Drame d'Epagny: la politique fribourgeoise monte au front
Le parti socialiste fribourgeois a demandé jeudi au canton d'assurer plus de places en maison d'accueil, suite au féminicide d'Epagny.

Le féminicide d’Épagny, qui a coûté la vie à une femme de 39 ans tuée par son mari sur son lieu de travail le 10 avril dernier, fait réagir la classe politique fribourgeoise.
Dans un communiqué publié cette semaine, le parti socialiste fribourgeois appelle le canton à prendre ses responsabilités. Deux élues socialistes, Marie Levrat et Lucie Menétrey, ont déposé un postulat demandant des solutions concrètes pour renforcer la protection des victimes.
Parmi les mesures proposées: le renforcement des structures d’accueil d’urgence, dont le manque criant est pointé du doigt. "La réponse à des féminicides tels que celui d’Epagny ne doit pas être l’insuffisance de financement des prestations si essentielles que celles de la protection des victimes", écrivent les deux élues, rappelant que les maisons d'accueil sont des refuges essentiels pour les femmes en danger.
Une réalité inquiétante
Le postulat souligne une augmentation préoccupante de la demande. En 2023, l’association Solidarité Femmes a enregistré 4'425 nuitées, contre 2'559 en 2000. La pression monte sur l'association, selon elles, puisqu'elle ne peut loger toutes les femmes dans des maisons d'accueil au nombre de chambres limité. En 2024, Solidarité Femmes a même dû héberger 33 femmes et 22 enfants à l'hôtel. Le taux d’occupation moyen des maisons d’urgence dépasse aujourd’hui les 100%, alors qu’il ne devrait pas excéder les 80%.
Le PS fribourgeois demande ainsi au Conseil d’État d’étudier la mise en place d’un quota minimal de places d’accueil d’urgence: une place pour 10'000 habitants, conformément aux recommandations du Conseil de l’Europe.
Le gouvernement fribourgeois a cinq mois pour répondre à cette demande depuis le 24 avril.
Vers une reconnaissance juridique du féminicide?
Le 23 avril, les élus vert’libéraux Catherine Esseiva et Daniel Savary déposaient une motion exigeant la reconnaissance du féminicide comme crime spécifique dans le Code pénal suisse. "Cet événement tragique ne peut être considéré comme un cas isolé. Il s'inscrit dans une tendance persistante de la violence faite aux femmes dans la sphère domestique", affirment-ils dans leur communiqué.

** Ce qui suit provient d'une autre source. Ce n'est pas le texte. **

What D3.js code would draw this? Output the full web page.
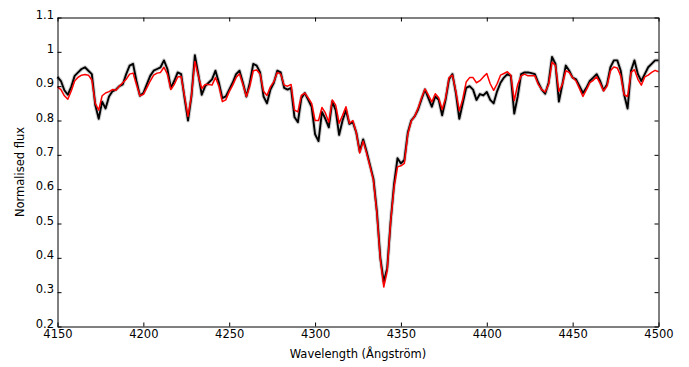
<!DOCTYPE html>
<html>
<head>
<meta charset="utf-8">
<script src="https://cdn.jsdelivr.net/npm/d3@7"></script>
<style>
  body { margin: 0; background: #fff; }
  svg text { font-family: "DejaVu Sans", sans-serif; font-size: 11.5px; fill: #000; }
</style>
</head>
<body>
<svg width="689" height="367"></svg>
<script>
// wavelength grid (Angstrom), 2 A step
var wavelength = [
  4150,4152,4154,4156,4158,4160,4162,4164,4166,4168,
  4170,4172,4174,4176,4178,4180,4182,4184,4186,4188,
  4190,4192,4194,4196,4198,4200,4202,4204,4206,4208,
  4210,4212,4214,4216,4218,4220,4222,4224,4226,4228,
  4230,4232,4234,4236,4238,4240,4242,4244,4246,4248,
  4250,4252,4254,4256,4258,4260,4262,4264,4266,4268,
  4270,4272,4274,4276,4278,4280,4282,4284,4286,4288,
  4290,4292,4294,4296,4298,4300,4302,4304,4306,4308,
  4310,4312,4314,4316,4318,4320,4322,4324,4326,4328,
  4330,4332,4334,4336,4338,4340,4342,4344,4346,4348,
  4350,4352,4354,4356,4358,4360,4362,4364,4366,4368,
  4370,4372,4374,4376,4378,4380,4382,4384,4386,4388,
  4390,4392,4394,4396,4398,4400,4402,4404,4406,4408,
  4410,4412,4414,4416,4418,4420,4422,4424,4426,4428,
  4430,4432,4434,4436,4438,4440,4442,4444,4446,4448,
  4450,4452,4454,4456,4458,4460,4462,4464,4466,4468,
  4470,4472,4474,4476,4478,4480,4482,4484,4486,4488,
  4490,4492,4494,4496,4498,4500
];

// observed spectrum (black)
var observed = [
  0.927,0.915,0.888,0.875,0.898,0.930,0.940,0.950,0.955,0.945,
  0.935,0.845,0.805,0.855,0.835,0.870,0.885,0.890,0.900,0.905,
  0.935,0.960,0.965,0.915,0.872,0.880,0.905,0.930,0.945,0.950,
  0.955,0.975,0.950,0.895,0.915,0.940,0.935,0.865,0.800,0.870,
  0.990,0.935,0.875,0.900,0.910,0.920,0.945,0.910,0.865,0.870,
  0.890,0.910,0.935,0.945,0.910,0.870,0.910,0.965,0.960,0.940,
  0.870,0.850,0.890,0.910,0.945,0.940,0.895,0.890,0.895,0.810,
  0.795,0.865,0.880,0.860,0.840,0.760,0.740,0.825,0.805,0.780,
  0.855,0.830,0.758,0.800,0.830,0.790,0.795,0.765,0.710,0.745,
  0.710,0.670,0.630,0.535,0.400,0.330,0.370,0.505,0.615,0.690,
  0.675,0.685,0.765,0.800,0.812,0.832,0.862,0.890,0.865,0.840,
  0.870,0.860,0.815,0.860,0.920,0.935,0.880,0.805,0.850,0.895,
  0.900,0.890,0.860,0.877,0.873,0.883,0.860,0.850,0.885,0.910,
  0.925,0.935,0.930,0.820,0.870,0.935,0.940,0.940,0.938,0.935,
  0.910,0.890,0.878,0.910,0.985,0.965,0.855,0.905,0.960,0.945,
  0.925,0.920,0.900,0.880,0.895,0.915,0.925,0.935,0.915,0.888,
  0.905,0.955,0.975,0.975,0.945,0.875,0.835,0.945,0.975,0.935,
  0.915,0.935,0.955,0.965,0.975,0.975
];

// model spectrum (red)
var model = [
  0.898,0.890,0.872,0.862,0.886,0.915,0.926,0.932,0.934,0.932,
  0.918,0.850,0.830,0.872,0.880,0.884,0.890,0.888,0.900,0.910,
  0.920,0.935,0.938,0.905,0.872,0.876,0.895,0.915,0.932,0.938,
  0.940,0.955,0.935,0.890,0.905,0.927,0.928,0.870,0.812,0.872,
  0.972,0.930,0.893,0.905,0.905,0.903,0.925,0.900,0.855,0.860,
  0.884,0.903,0.925,0.936,0.905,0.870,0.900,0.945,0.947,0.935,
  0.885,0.873,0.898,0.913,0.940,0.935,0.903,0.900,0.905,0.830,
  0.825,0.873,0.880,0.866,0.850,0.800,0.800,0.838,0.822,0.795,
  0.860,0.845,0.792,0.815,0.840,0.792,0.800,0.765,0.705,0.740,
  0.705,0.666,0.625,0.530,0.395,0.315,0.362,0.505,0.605,0.665,
  0.668,0.675,0.760,0.798,0.812,0.836,0.866,0.892,0.874,0.854,
  0.878,0.866,0.832,0.865,0.925,0.932,0.885,0.828,0.862,0.912,
  0.925,0.925,0.910,0.916,0.927,0.937,0.907,0.888,0.907,0.932,
  0.937,0.942,0.932,0.858,0.905,0.930,0.935,0.930,0.930,0.930,
  0.905,0.890,0.883,0.905,0.970,0.960,0.885,0.905,0.945,0.940,
  0.925,0.915,0.893,0.870,0.890,0.910,0.917,0.927,0.908,0.886,
  0.900,0.945,0.956,0.953,0.930,0.875,0.870,0.940,0.948,0.920,
  0.903,0.927,0.932,0.940,0.946,0.942
];

var xTicks = [4150, 4200, 4250, 4300, 4350, 4400, 4450, 4500];
var yTicks = [0.2, 0.3, 0.4, 0.5, 0.6, 0.7, 0.8, 0.9, 1.0, 1.1];

var plotLeft = 57.5, plotRight = 658.5, plotTop = 17.5, plotBottom = 326.5;

var svg = d3.select("svg");

var x = d3.scaleLinear().domain([4150, 4500]).range([plotLeft, plotRight]);
var y = d3.scaleLinear().domain([0.2, 1.1]).range([plotBottom, plotTop]);

var obs = wavelength.map(function(w, i) { return [w, observed[i]]; });
var mod = wavelength.map(function(w, i) { return [w, model[i]]; });

var line = d3.line()
  .x(function(d) { return x(d[0]); })
  .y(function(d) { return y(d[1]); });

var plot = svg.append("g");

// noisy observed data: soft grey fringe + black core
plot.append("path")
  .attr("d", line(obs))
  .attr("fill", "none")
  .attr("stroke", "#888")
  .attr("stroke-opacity", 0.4)
  .attr("stroke-width", 4)
  .attr("stroke-linejoin", "round");

plot.append("path")
  .attr("d", line(obs))
  .attr("fill", "none")
  .attr("stroke", "#000")
  .attr("stroke-width", 1.9)
  .attr("stroke-linejoin", "round");

plot.append("path")
  .attr("d", line(mod))
  .attr("fill", "none")
  .attr("stroke", "#ff0000")
  .attr("stroke-width", 1.5)
  .attr("stroke-linejoin", "round");

var fmt = function(d) { return d3.format("~g")(d); };

svg.append("g")
  .attr("transform", "translate(0," + plotBottom + ")")
  .call(d3.axisBottom(x).tickValues(xTicks).tickFormat(d3.format("d"))
    .tickSizeInner(-4).tickSizeOuter(0).tickPadding(3));

svg.append("g")
  .attr("transform", "translate(0," + plotTop + ")")
  .call(d3.axisTop(x).tickValues(xTicks).tickFormat("")
    .tickSizeInner(-4).tickSizeOuter(0));

var yAxis = svg.append("g")
  .attr("transform", "translate(" + plotLeft + ",0)")
  .call(d3.axisLeft(y).tickValues(yTicks).tickFormat(fmt)
    .tickSizeInner(-4).tickSizeOuter(0).tickPadding(3.5));

yAxis.selectAll("text").attr("dy", "0.06em");

svg.append("g")
  .attr("transform", "translate(" + plotRight + ",0)")
  .call(d3.axisRight(y).tickValues(yTicks).tickFormat("")
    .tickSizeInner(-4).tickSizeOuter(0));

svg.selectAll(".domain").attr("stroke", "#000");
svg.selectAll(".tick line").attr("stroke", "#000");
svg.selectAll(".tick text")
  .attr("font-family", "DejaVu Sans")
  .attr("font-size", "11.5px")
  .attr("fill", "#000");

svg.append("text")
  .attr("x", (plotLeft + plotRight) / 2)
  .attr("y", 358)
  .attr("text-anchor", "middle")
  .text("Wavelength (Ångström)");

svg.append("text")
  .attr("transform", "translate(24," + (plotTop + plotBottom) / 2 + ") rotate(-90)")
  .attr("text-anchor", "middle")
  .text("Normalised flux");
</script>
</body>
</html>
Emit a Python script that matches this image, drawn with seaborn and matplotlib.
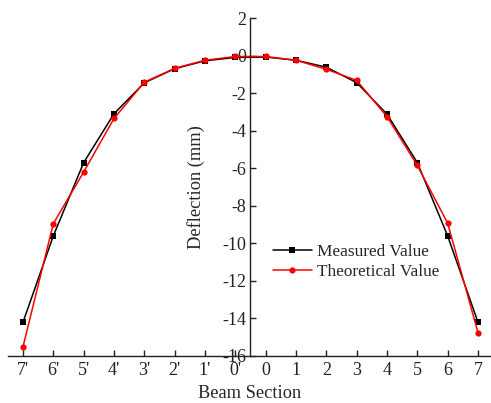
import matplotlib
matplotlib.use("Agg")
import matplotlib.pyplot as plt
import numpy as np
import pandas as pd
import seaborn as sns

# Beam sections, left half (primed) then right half
sections = ["7'", "6'", "5'", "4'", "3'", "2'", "1'", "0'",
            "0", "1", "2", "3", "4", "5", "6", "7"]
measured = [-14.2, -9.6, -5.7, -3.1, -1.45, -0.7, -0.28, -0.1,
            -0.08, -0.25, -0.62, -1.44, -3.12, -5.7, -9.6, -14.2]
theoretical = [-15.5, -8.95, -6.2, -3.35, -1.42, -0.68, -0.25, -0.05,
               -0.05, -0.25, -0.73, -1.32, -3.25, -5.85, -8.92, -14.75]
series_names = ["Measured Value", "Theoretical Value"]
y_ticks = list(range(-16, 3, 2))

pos = np.arange(len(sections))
df = pd.concat([
    pd.DataFrame({"pos": pos, "section": sections, "deflection": measured,
                  "series": series_names[0]}),
    pd.DataFrame({"pos": pos, "section": sections, "deflection": theoretical,
                  "series": series_names[1]}),
], ignore_index=True)

sns.set_style("ticks")
plt.rcParams["font.family"] = ["Liberation Serif", "DejaVu Serif"]
plt.rcParams["axes.unicode_minus"] = False

fig = plt.figure(figsize=(4.91, 4.03), dpi=100)
ax = fig.add_axes([8 / 491, 47 / 403, 483 / 491, 338 / 403])

sns.lineplot(data=df, x="pos", y="deflection", hue="series", style="series",
             hue_order=series_names, style_order=series_names,
             palette={series_names[0]: "black", series_names[1]: "#ff0000"},
             markers={series_names[0]: "s", series_names[1]: "o"},
             dashes=False, linewidth=1.1, markersize=4.5,
             markeredgewidth=0, sort=False, ax=ax)

ax.set_xlim(-0.495, 15.43)
ax.set_ylim(-16, 2)
ax.set_xticks(pos)
ax.set_xticklabels(sections)
ax.set_yticks(y_ticks)
ax.set_yticklabels([str(v) for v in y_ticks])

# y axis crosses midway between section 0' and 0
ax.spines["left"].set_position(("data", 7.5))
ax.spines["top"].set_visible(False)
ax.spines["right"].set_visible(False)
for s in ("left", "bottom"):
    ax.spines[s].set_linewidth(1.0)
    ax.spines[s].set_color("#222222")

ax.tick_params(axis="both", direction="in", length=4, width=1.0,
               labelsize=13, colors="#222222", pad=3)
ax.tick_params(axis="x", pad=4)

ax.set_xlabel("Beam Section", fontsize=13.2, labelpad=5)
ax.set_ylabel("Deflection (mm)", fontsize=13.2)
ax.yaxis.set_label_coords((205 - 8) / 483, 0.5)

ax.legend(frameon=False, loc="upper left",
          bbox_to_anchor=((273 - 8) / 483, (356 - 244) / 338),
          borderpad=0, borderaxespad=0, handlelength=2.25,
          handletextpad=0.3, labelspacing=0.25, fontsize=12.4)

fig.savefig("out.png", dpi=100)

Les chiffres de l’Office fédéral de la statistique (OFS) leur donnent raison: 26 homicides sur les 45 recensés en 2024 ont été commis dans un cadre domestique. Parmi eux, 19 victimes ont été tuées dans une relation de couple actuelle ou passée, dont 17 étaient des femmes.
À l’heure actuelle, le droit pénal suisse ne reconnaît pas spécifiquement le féminicide. Pour les auteurs de la motion, cette lacune occulte la dimension structurelle de ces crimes et empêche une prise de conscience réelle.
Ils réclament une définition claire qui nomme le féminicide comme l’acte de tuer une femme en raison de son genre, souvent au terme de violences continues exercées par un partenaire ou un ex-compagnon.
Un débat cantonal et fédéral en perspective
Outre la reconnaissance pénale, plusieurs mesures cantonales doivent être encore pensées, d'après les motionnaires, telles que la création d’une unité spécialisée au sein de la police ou l’élargissement du recours aux bracelets électroniques.
Le Conseil d’État devra se prononcer sur la motion des Vert’libéraux d’ici au 23 septembre 2025. Elle sera ensuite soumise au Grand Conseil pour décision.